For assessing a company’s debt capacity, OCF minus maintenance capex, what some call Owner Earnings or Free Cash Flow, is the most relevant figure. It represents what the business actually generated after keeping the existing asset base functional. That is what is available to service debt, pay dividends, fund growth, or return to shareholders. EBITDA does not answer that question cleanly. FCF does.
For comparing profitability across businesses, operating margin, operating income as a percentage of revenue, is a more reliable starting point than EBITDA margin, because operating income includes depreciation and therefore acknowledges the cost of the assets generating the revenue.
The Investor’s Takeaway
When I look at a business, I use EBITDA as a starting point at most, a rough orientation before I do the real work.

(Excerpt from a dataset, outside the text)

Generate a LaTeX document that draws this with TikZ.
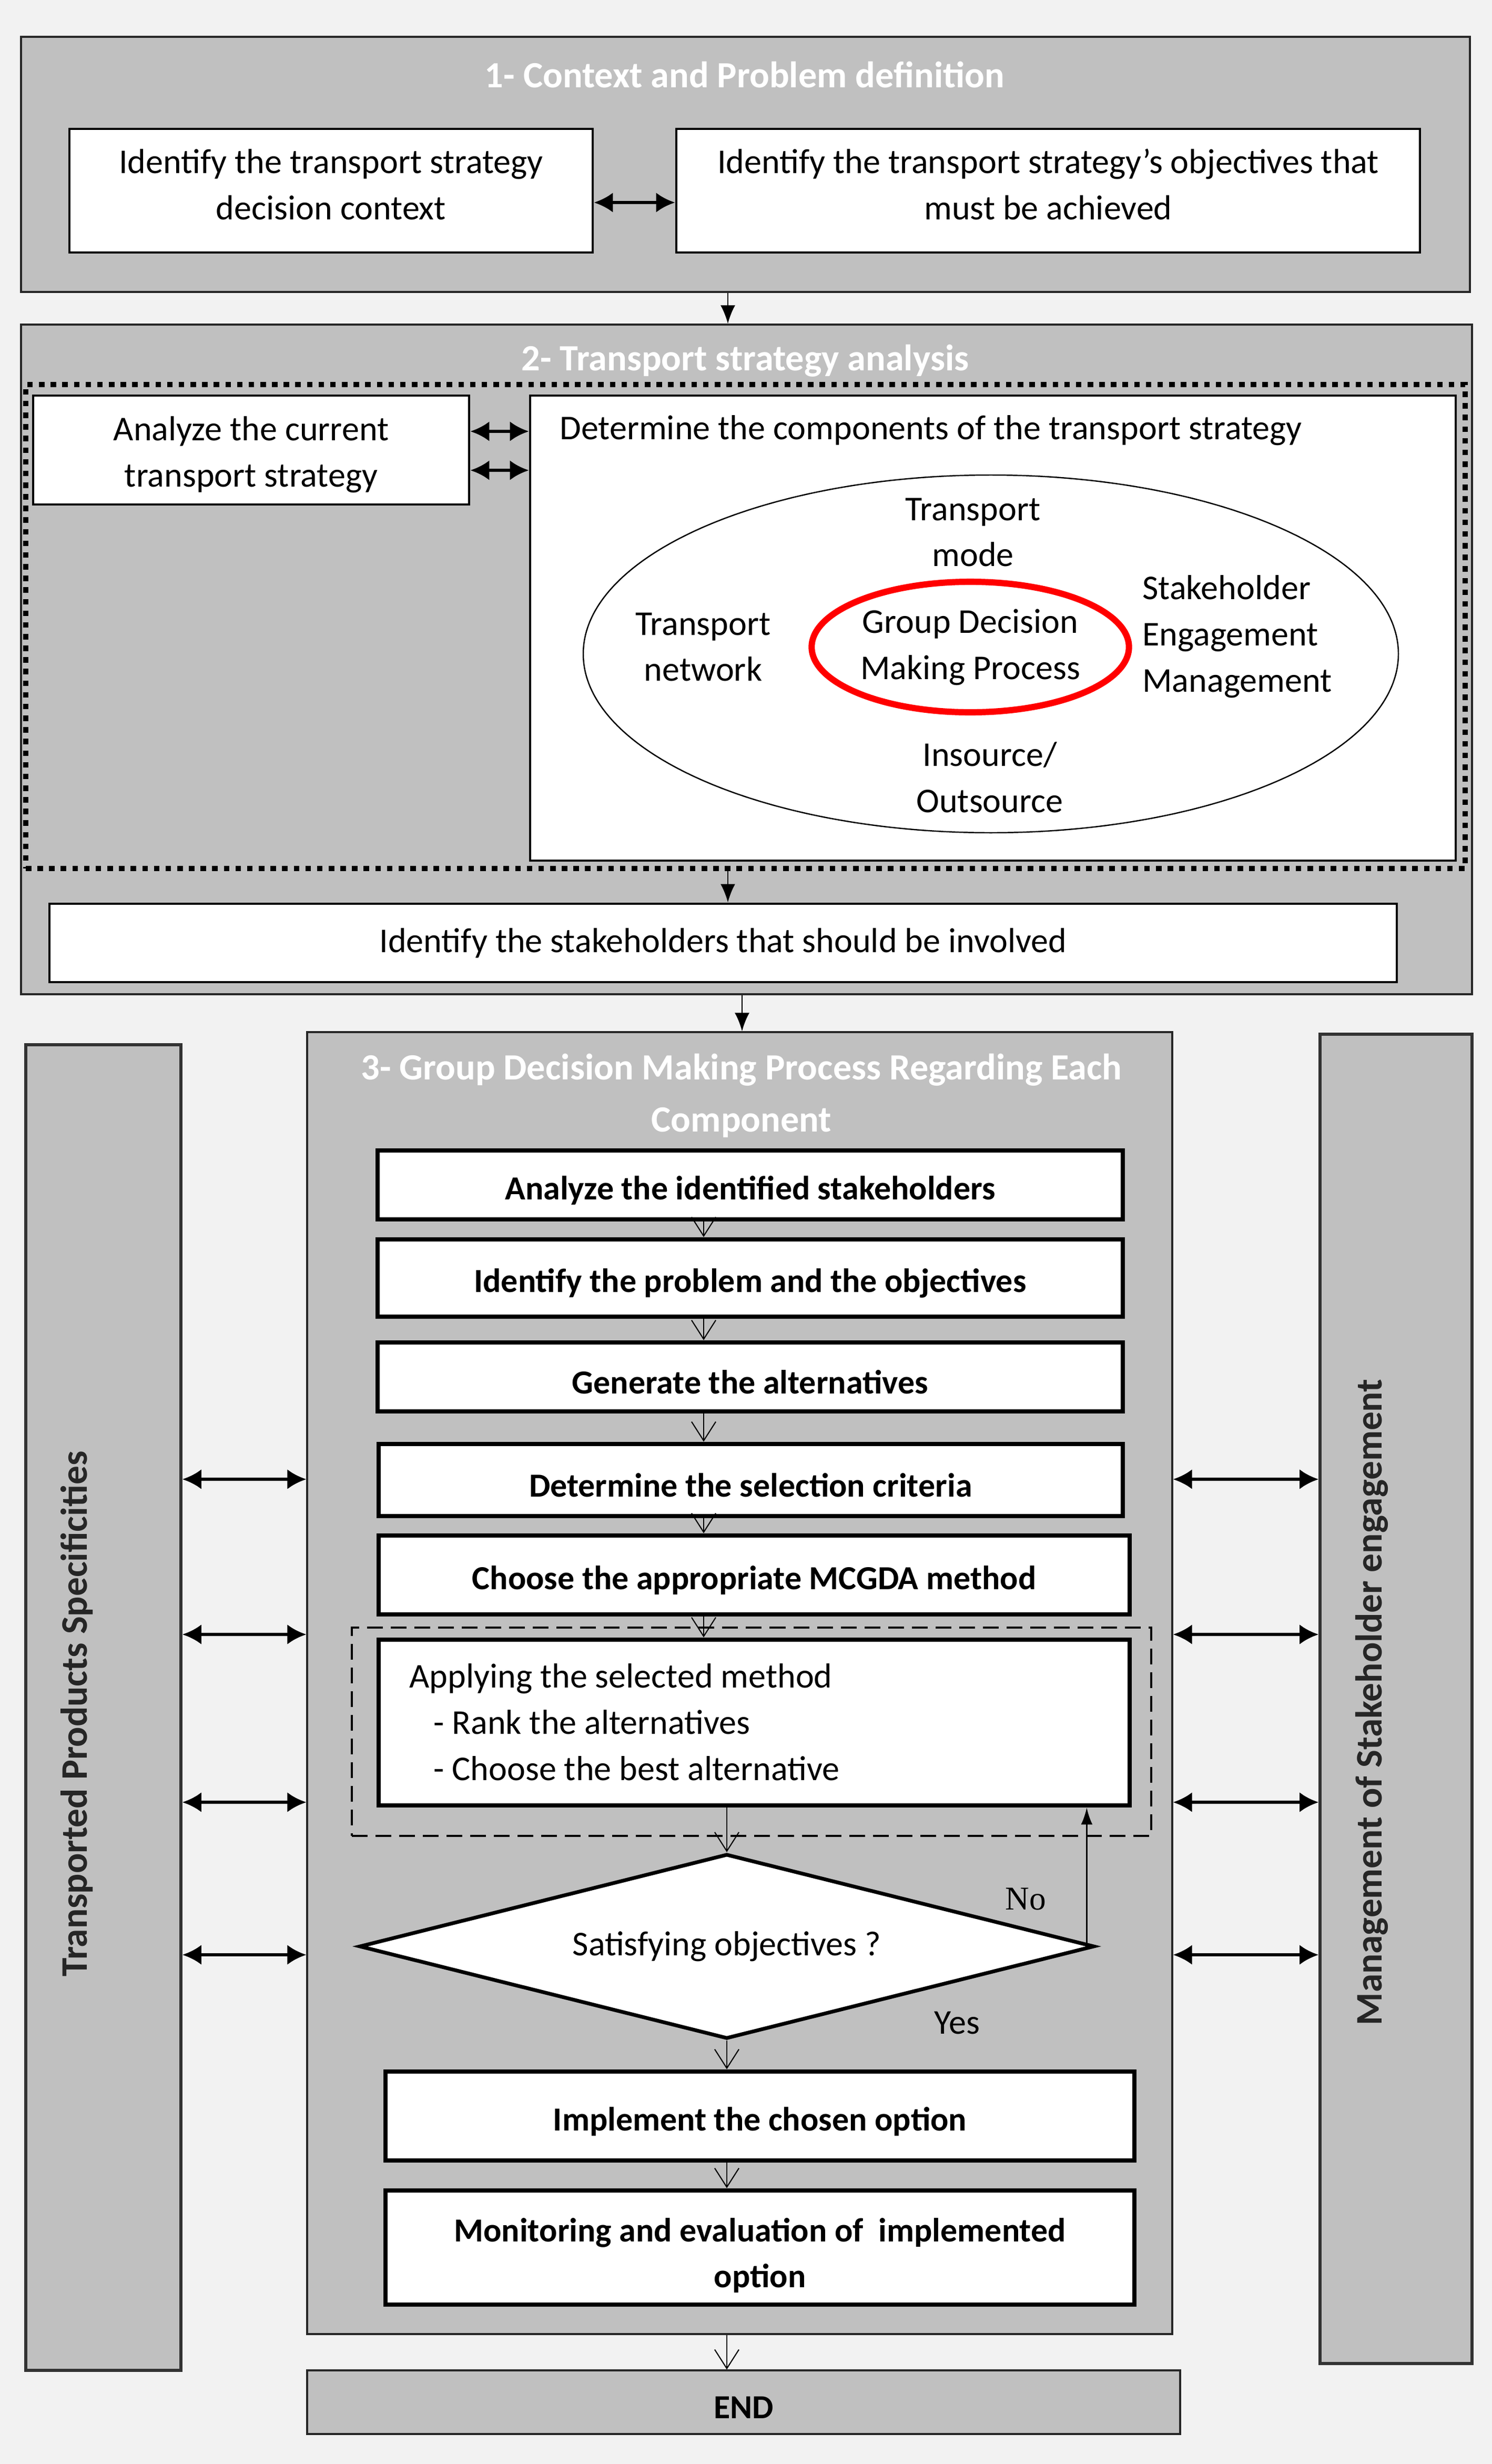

The questions that matter to me are:
How does Operating Cash Flow compare to EBITDA? If the gap is consistently large, I want to understand why. A large and growing gap is often the first sign that something is wrong in the working capital cycle.
Is FCF growing alongside revenue, or is the business consuming more cash as it scales? A business that grows revenue but consistently burns cash is not compounding, it is borrowing against the future.
What is the capex-to-OCF ratio, and how much of capex is maintenance versus growth? Maintenance capex is not optional. It should never be ignored when assessing a business’s true earning power.
EBITDA will tell you what a company wants you to think about its earnings. Operating Cash Flow will tell you what is actually happening.